In Open Metagames our energy is usually best spent in three ways (eerily similar to before but different):
a) Experience: Select a good deck and then learn it. At this point use a playtesting method that Zvi long ago advocated: play against everything willy nilly. The goal here is to just see as many different situations as possible and not be surprised by an unknown deck or plan from an opponent. You likely can’t do substantial deep testing against everything so just try to generally raise your skill level.
b) Tech: Paying attention to the broad elements of a format look for general answers to classes of problems. Where in a Closed Metagame you might look for specific answers to a deck now you’re looking for very flexible answers. Manabarbs for a Red deck is a clear example of this as a card that punishes mana-hungry decks across the board.
c) Go Rogue: Work on an alternate deck but don’t waste your time trying to find a foil deck – the top tier is too varied for this to be helpful.
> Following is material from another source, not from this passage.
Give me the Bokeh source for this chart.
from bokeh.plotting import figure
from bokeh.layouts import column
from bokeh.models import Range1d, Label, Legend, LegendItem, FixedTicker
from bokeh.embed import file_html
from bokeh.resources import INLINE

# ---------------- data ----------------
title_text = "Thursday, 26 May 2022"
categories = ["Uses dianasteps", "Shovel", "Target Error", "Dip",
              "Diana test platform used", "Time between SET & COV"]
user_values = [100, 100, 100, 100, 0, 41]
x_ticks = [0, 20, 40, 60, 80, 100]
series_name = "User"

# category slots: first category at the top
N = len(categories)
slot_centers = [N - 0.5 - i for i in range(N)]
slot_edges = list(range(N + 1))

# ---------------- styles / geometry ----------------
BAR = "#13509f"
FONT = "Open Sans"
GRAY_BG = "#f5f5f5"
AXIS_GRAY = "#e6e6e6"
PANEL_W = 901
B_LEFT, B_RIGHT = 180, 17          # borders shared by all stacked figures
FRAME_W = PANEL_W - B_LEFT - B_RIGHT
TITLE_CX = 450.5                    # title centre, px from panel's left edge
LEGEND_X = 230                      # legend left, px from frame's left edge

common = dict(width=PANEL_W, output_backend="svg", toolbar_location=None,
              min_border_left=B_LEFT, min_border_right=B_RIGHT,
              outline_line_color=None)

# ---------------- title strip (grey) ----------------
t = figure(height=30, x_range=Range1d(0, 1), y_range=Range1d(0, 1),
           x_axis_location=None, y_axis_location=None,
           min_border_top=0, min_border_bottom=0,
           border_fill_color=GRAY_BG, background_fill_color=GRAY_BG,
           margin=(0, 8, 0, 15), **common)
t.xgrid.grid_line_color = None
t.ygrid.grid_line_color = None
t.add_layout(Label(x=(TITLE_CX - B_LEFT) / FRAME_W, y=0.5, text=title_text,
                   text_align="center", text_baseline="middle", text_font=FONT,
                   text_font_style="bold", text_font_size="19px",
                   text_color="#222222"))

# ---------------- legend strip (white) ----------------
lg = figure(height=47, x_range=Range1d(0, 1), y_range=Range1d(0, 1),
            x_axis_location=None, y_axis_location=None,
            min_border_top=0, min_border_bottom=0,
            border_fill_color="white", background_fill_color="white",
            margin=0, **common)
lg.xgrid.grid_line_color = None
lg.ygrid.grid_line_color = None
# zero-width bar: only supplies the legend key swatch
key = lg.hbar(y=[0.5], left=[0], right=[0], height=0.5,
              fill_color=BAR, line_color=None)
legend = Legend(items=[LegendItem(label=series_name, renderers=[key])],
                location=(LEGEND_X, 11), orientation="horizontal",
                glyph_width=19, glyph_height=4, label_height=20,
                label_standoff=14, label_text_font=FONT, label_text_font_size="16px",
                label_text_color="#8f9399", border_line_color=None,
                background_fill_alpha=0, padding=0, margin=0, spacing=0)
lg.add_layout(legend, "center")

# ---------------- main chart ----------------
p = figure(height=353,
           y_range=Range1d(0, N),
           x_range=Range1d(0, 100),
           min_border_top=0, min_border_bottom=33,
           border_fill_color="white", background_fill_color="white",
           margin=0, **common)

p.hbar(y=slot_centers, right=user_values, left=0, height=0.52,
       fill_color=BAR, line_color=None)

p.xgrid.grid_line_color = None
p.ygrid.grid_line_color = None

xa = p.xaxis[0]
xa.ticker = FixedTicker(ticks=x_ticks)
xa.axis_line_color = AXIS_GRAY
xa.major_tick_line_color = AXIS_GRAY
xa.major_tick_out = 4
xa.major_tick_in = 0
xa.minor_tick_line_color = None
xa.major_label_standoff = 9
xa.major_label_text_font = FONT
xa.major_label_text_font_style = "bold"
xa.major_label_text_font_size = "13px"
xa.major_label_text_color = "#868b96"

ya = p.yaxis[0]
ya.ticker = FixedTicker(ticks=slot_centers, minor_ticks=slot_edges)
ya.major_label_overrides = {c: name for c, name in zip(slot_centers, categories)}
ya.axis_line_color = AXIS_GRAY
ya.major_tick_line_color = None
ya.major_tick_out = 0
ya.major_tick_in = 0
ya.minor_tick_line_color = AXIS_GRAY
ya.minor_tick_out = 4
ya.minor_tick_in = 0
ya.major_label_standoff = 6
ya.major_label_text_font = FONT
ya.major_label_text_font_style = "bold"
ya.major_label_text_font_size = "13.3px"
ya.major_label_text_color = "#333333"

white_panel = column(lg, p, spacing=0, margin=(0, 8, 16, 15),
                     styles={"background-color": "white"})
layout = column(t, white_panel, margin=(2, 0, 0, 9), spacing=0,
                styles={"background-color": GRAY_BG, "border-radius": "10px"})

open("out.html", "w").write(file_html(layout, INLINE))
Spend your time honing and verifying that the deck is good enough on its own and be wary of getting lured into Pet Deck Syndrome. This is again the most time consuming type of work of the three but it is also much more well-positioned in an Open Metagame.
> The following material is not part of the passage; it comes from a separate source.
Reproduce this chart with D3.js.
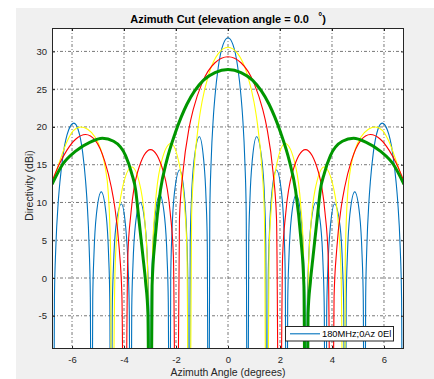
<!DOCTYPE html>
<html><head><meta charset="utf-8">
<script src="https://cdn.jsdelivr.net/npm/d3@7"></script>
<style>
body{margin:0;background:#fff}
svg{display:block}
text{font-family:"Liberation Sans",Arial,Helvetica,sans-serif}
</style>
</head><body>
<svg id="c" width="434" height="379"></svg>
<script>
// ---- data (azimuth deg, directivity dBi); -40 marks a null below the axis ----
const xTicks = [-6, -4, -2, 0, 2, 4, 6];
const yTicks = [-5, 0, 5, 10, 15, 20, 25, 30];
const xDomain = [-6.77, 6.77];
const yDomain = [-9.4, 33.1];
const legendLabel = "180MHz;0Az 0El";

const blue = [
[-6.8,-8],[-6.73,-40],[-6.676,-2.5],[-6.624,4.0],[-6.53,10.05],[-6.463,12.8],[-6.33,16.6],[-6.13,19.6],[-5.93,20.5],[-5.76,19.6],[-5.59,16.6],[-5.477,12.8],[-5.42,10.05],[-5.34,4.0],[-5.296,-2.5],[-5.25,-40],
[-5.203,-2.8],[-5.156,3.1],[-5.0625,8.4],[-4.875,11.4],[-4.6875,8.4],[-4.594,3.1],[-4.547,-2.8],[-4.5,-40],
[-4.453,-4.4],[-4.406,1.5],[-4.3125,6.8],[-4.1,9.8],[-3.9375,6.8],[-3.844,1.5],[-3.797,-4.4],[-3.75,-40],
[-3.703,-4.2],[-3.656,1.7],[-3.5625,7.0],[-3.375,10.0],[-3.1875,7.0],[-3.094,1.7],[-3.047,-4.2],[-3.0,-40],
[-2.953,-3.2],[-2.906,2.7],[-2.8125,8.0],[-2.625,11.0],[-2.4375,8.0],[-2.344,2.7],[-2.297,-3.2],[-2.25,-40],
[-2.203,0.1],[-2.156,6.0],[-2.06,11.3],[-1.86,14.3],[-1.6875,11.3],[-1.594,6.0],[-1.547,0.1],[-1.5,-40],
[-1.453,4.5],[-1.406,10.4],[-1.3,15.7],[-1.1,18.7],[-0.9375,15.7],[-0.844,10.4],[-0.797,4.5],[-0.75,-40],
[-0.7,8.8],[-0.65,15.3],[-0.5625,21.35],[-0.5,24.1],[-0.375,27.9],[-0.19,30.9],[0,31.8],
[0.19,30.9],[0.375,27.9],[0.5,24.1],[0.5625,21.35],[0.65,15.3],[0.7,8.8],[0.75,-40],
[0.797,4.5],[0.844,10.4],[0.9375,15.7],[1.1,18.7],[1.3,15.7],[1.406,10.4],[1.453,4.5],[1.5,-40],
[1.547,0.1],[1.594,6.0],[1.6875,11.3],[1.86,14.3],[2.06,11.3],[2.156,6.0],[2.203,0.1],[2.25,-40],
[2.297,-3.2],[2.344,2.7],[2.4375,8.0],[2.625,11.0],[2.8125,8.0],[2.906,2.7],[2.953,-3.2],[3.0,-40],
[3.047,-4.2],[3.094,1.7],[3.1875,7.0],[3.375,10.0],[3.5625,7.0],[3.656,1.7],[3.703,-4.2],[3.75,-40],
[3.797,-4.4],[3.844,1.5],[3.9375,6.8],[4.1,9.8],[4.3125,6.8],[4.406,1.5],[4.453,-4.4],[4.5,-40],
[4.547,-2.8],[4.594,3.1],[4.6875,8.4],[4.875,11.4],[5.0625,8.4],[5.156,3.1],[5.203,-2.8],[5.25,-40],
[5.296,-2.5],[5.34,4.0],[5.42,10.05],[5.477,12.8],[5.59,16.6],[5.76,19.6],[5.93,20.5],[6.13,19.6],[6.33,16.6],[6.463,12.8],[6.53,10.05],[6.624,4.0],[6.676,-2.5],[6.73,-40],[6.8,-8]
];

const yellow = [
[-6.77,12.4],[-6.47,15.5],[-6.2,18.0],[-5.95,19.5],[-5.67,20.0],[-5.4,19.7],[-5.1,18.6],[-4.9,17.1],[-4.72,14.6],[-4.61,11.5],[-4.55,7.5],[-4.51,2.0],[-4.48,-40],
[-4.35,0.5],[-4.26,6.4],[-4.075,11.7],[-3.7,14.7],[-3.35,11.7],[-3.175,6.4],[-3.0875,0.5],[-2.99,-40],
[-2.9,3.6],[-2.8,9.5],[-2.6,14.8],[-2.2,17.8],[-1.86,14.8],[-1.67,9.5],[-1.58,3.6],[-1.49,-40],
[-1.4,8.35],[-1.3,14.75],[-1.125,20.6],[-1.0,23.3],[-0.75,26.85],[-0.375,29.7],[0,30.55],
[0.375,29.7],[0.75,26.85],[1.0,23.3],[1.125,20.6],[1.3,14.75],[1.4,8.35],[1.49,-40],
[1.58,3.6],[1.67,9.5],[1.86,14.8],[2.2,17.8],[2.6,14.8],[2.8,9.5],[2.9,3.6],[2.99,-40],
[3.0875,0.5],[3.175,6.4],[3.35,11.7],[3.7,14.7],[4.075,11.7],[4.26,6.4],[4.35,0.5],[4.48,-40],
[4.51,2.0],[4.55,7.5],[4.61,11.5],[4.72,14.6],[4.9,17.1],[5.1,18.6],[5.4,19.7],[5.67,20.0],[5.95,19.5],[6.2,18.0],[6.47,15.5],[6.77,12.4]
];

const red = [
[-6.77,12.8],[-6.5,15.0],[-6.2,16.9],[-5.85,18.4],[-5.48,19.0],[-5.1,18.2],[-4.745,15.5],[-4.49,12.05],[-4.36,9.5],[-4.18,3.7],[-4.08,-2.5],[-3.98,-40],
[-3.855,2.8],[-3.73,8.7],[-3.48,14.0],[-2.98,17.0],[-2.48,14.0],[-2.225,8.7],[-2.1,2.8],[-1.98,-40],
[-1.867,7.8],[-1.733,14.0],[-1.5,19.8],[-1.333,22.35],[-1.0,25.8],[-0.5,28.5],[0,29.3],
[0.5,28.5],[1.0,25.8],[1.333,22.35],[1.5,19.8],[1.733,14.0],[1.867,7.8],[1.98,-40],
[2.1,2.8],[2.225,8.7],[2.48,14.0],[2.98,17.0],[3.48,14.0],[3.73,8.7],[3.855,2.8],[3.98,-40],
[4.08,-2.5],[4.18,3.7],[4.36,9.5],[4.49,12.05],[4.745,15.5],[5.1,18.2],[5.48,19.0],[5.85,18.4],[6.2,16.9],[6.5,15.0],[6.77,12.8]
];

const green = [
[-6.77,12.4],[-6.37,15.0],[-5.86,16.8],[-5.3,18.0],[-4.83,18.5],[-4.4,18.1],[-3.94,16.2],[-3.7,13.8],[-3.55,11.6],[-3.46,8.8],[-3.27,2.8],[-3.17,-0.5],[-3.08,-4.7],[-3.0,-40],
[-2.92,-1.0],[-2.8,5.3],[-2.6,11.6],[-2.36,15.5],[-2.03,19.2],[-1.58,23.0],[-0.94,26.2],[-0.5,27.2],[0,27.6],
[0.5,27.2],[0.94,26.2],[1.58,23.0],[2.03,19.2],[2.36,15.5],[2.6,11.6],[2.8,5.3],[2.92,-1.0],
[3.0,-40],[3.08,-4.7],[3.17,-0.5],[3.27,2.8],[3.46,8.8],[3.55,11.6],[3.7,13.8],[3.94,16.2],[4.4,18.1],[4.83,18.5],[5.3,18.0],[5.86,16.8],[6.37,15.0],[6.77,12.4]
];

const series = [
  {values: blue,   color: "#0072BD", width: 1.1},
  {values: yellow, color: "#FFFF00", width: 1.1},
  {values: red,    color: "#FF0000", width: 1.1},
  {values: green,  color: "#009600", width: 3}
];

// ---- layout ----
const L = 52, R = 404, T = 28, B = 349;
const ink = "#262626";
const svg = d3.select("#c");
svg.append("rect").attr("x", 16).attr("y", 8).attr("width", 418).attr("height", 371).attr("fill", "#f0f0f0");

const x = d3.scaleLinear().domain(xDomain).range([L, R]);
const y = d3.scaleLinear().domain(yDomain).range([B, T]);

svg.append("rect").attr("x", L).attr("y", T).attr("width", R - L).attr("height", B - T).attr("fill", "#fff");

// grid
const grid = svg.append("g").attr("stroke", "#3a3a3a").attr("stroke-width", 0.8)
  .attr("stroke-dasharray", "3,2,1,2").attr("opacity", 0.85);
xTicks.forEach(t => grid.append("line").attr("x1", x(t)).attr("x2", x(t)).attr("y1", T).attr("y2", B));
yTicks.forEach(t => grid.append("line").attr("y1", y(t)).attr("y2", y(t)).attr("x1", L).attr("x2", R));

// lines
svg.append("clipPath").attr("id", "clip").append("rect").attr("x", L).attr("y", T).attr("width", R - L).attr("height", B - T);
const line = d3.line().x(d => x(d[0])).y(d => y(d[1])).curve(d3.curveMonotoneX);
const pl = svg.append("g").attr("clip-path", "url(#clip)");
series.forEach(s => pl.append("path").attr("d", line(s.values)).attr("fill", "none")
  .attr("stroke", s.color).attr("stroke-width", s.width).attr("stroke-linejoin", "round"));

// axes
function styleAxis(g) {
  g.select(".domain").remove();
  g.selectAll(".tick line").attr("stroke", ink);
  g.selectAll(".tick text").attr("fill", ink).attr("font-size", "9.5px")
    .attr("font-family", "'Liberation Sans',Arial,sans-serif");
}
svg.append("g").attr("transform", `translate(0,${B})`)
  .call(d3.axisBottom(x).tickValues(xTicks).tickFormat(d => String(d)).tickSizeInner(-3).tickSizeOuter(0).tickPadding(7))
  .call(styleAxis);
svg.append("g").attr("transform", `translate(${L},0)`)
  .call(d3.axisLeft(y).tickValues(yTicks).tickFormat(d => String(d)).tickSizeInner(-3).tickSizeOuter(0).tickPadding(5))
  .call(styleAxis);
svg.append("g").attr("transform", `translate(0,${T})`)
  .call(d3.axisTop(x).tickValues(xTicks).tickFormat("").tickSizeInner(-3).tickSizeOuter(0))
  .call(styleAxis);
svg.append("g").attr("transform", `translate(${R},0)`)
  .call(d3.axisRight(y).tickValues(yTicks).tickFormat("").tickSizeInner(-3).tickSizeOuter(0))
  .call(styleAxis);

svg.append("rect").attr("x", L + 0.5).attr("y", T + 0.5).attr("width", R - L - 1).attr("height", B - T - 1)
  .attr("fill", "none").attr("stroke", ink).attr("stroke-width", 1);

// legend
const lg = svg.append("g");
lg.append("rect").attr("x", 285.5).attr("y", 326.5).attr("width", 108).attr("height", 14.5)
  .attr("fill", "#fff").attr("stroke", ink).attr("stroke-width", 1);
lg.append("line").attr("x1", 290).attr("x2", 320).attr("y1", 333.8).attr("y2", 333.8)
  .attr("stroke", series[0].color).attr("stroke-width", 1.1);
lg.append("text").attr("x", 322).attr("y", 337.2).attr("font-size", "9.3px").attr("fill", "#000").text(legendLabel);

// title and labels
const title = svg.append("text").attr("x", (L + R) / 2).attr("y", 23).attr("text-anchor", "middle")
  .attr("font-size", "11px").attr("font-weight", "bold").attr("fill", "#000");
title.append("tspan").text("Azimuth Cut (elevation angle = 0.0\u00a0\u00a0\u00a0");
title.append("tspan").attr("dy", -3).attr("font-size", "10px").text("°");
title.append("tspan").attr("dy", 3).text(")");

svg.append("text").attr("x", (L + R) / 2).attr("y", 376).attr("text-anchor", "middle")
  .attr("font-size", "10.5px").attr("fill", ink).text("Azimuth Angle (degrees)");
svg.append("text").attr("transform", `translate(33,${(T + B) / 2 - 3}) rotate(-90)`).attr("text-anchor", "middle")
  .attr("font-size", "10.5px").attr("fill", ink).text("Directivity (dBi)");
</script>
</body></html>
Unlike in Closed Metagames Rogue decks in Open Metagames have the luxury of scattered opponents. When opponents are using general answers to deck styles you can often sneak through the cracks. A deck like Green Eldrazi which ramps into Emrakul and friends can look around and find that its opponents are simply not prepared for it at all. One of the tactics that a lot of people use in Open Metagames are sideboards that are full of smaller numbers of specific answers to decks and for a Rogue deck it is rare that these specific answers will hit their deck and when they do there are often fewer of those cards.
- 4 Obstinate Baloth
- 4 Overgrown Battlement
- 4 Primeval Titan
- 1 Emrakul, the Aeons Torn
- 2 Kozilek, Butcher of Truth
- 2 Ulamog, the Infinite Gyre
A deck like this is easy enough to take down if you’re trying to fight it. But who can afford to take the effort to dedicate the space in their sideboard to fight it? In that same Top 8 there were six other archetypes only one of which was ostensibly similar to this one.
The Rogue player always has the advantage of surprise on an opponent who may have only vaguely heard of a deck like it but probably hasn’t seen it operate and is even less likely to have the experience necessary to perform against the deck properly even when they are a good player. The value of the Open Metagame for a Rogue deck partly lies in the extra design space being likely to give far more decks the tools to be as powerful as they need to be combined with the distractions of the broadness of the metagame being so broad that the opponent is all the more ill-prepared for yet another thing outside of their reckoning.
By all estimates the Nationals events since M11 hit have been wildly varied. This is clearly an Open Metagame. If you have a deck you’ve been working on for a while this might very well be the moment to break it out and make a little Magic history.
I know that’s what I’ll be doing. Unless I just sleeve up a Goblin Guide and bash… Wish me luck at the Grinders and at Nats.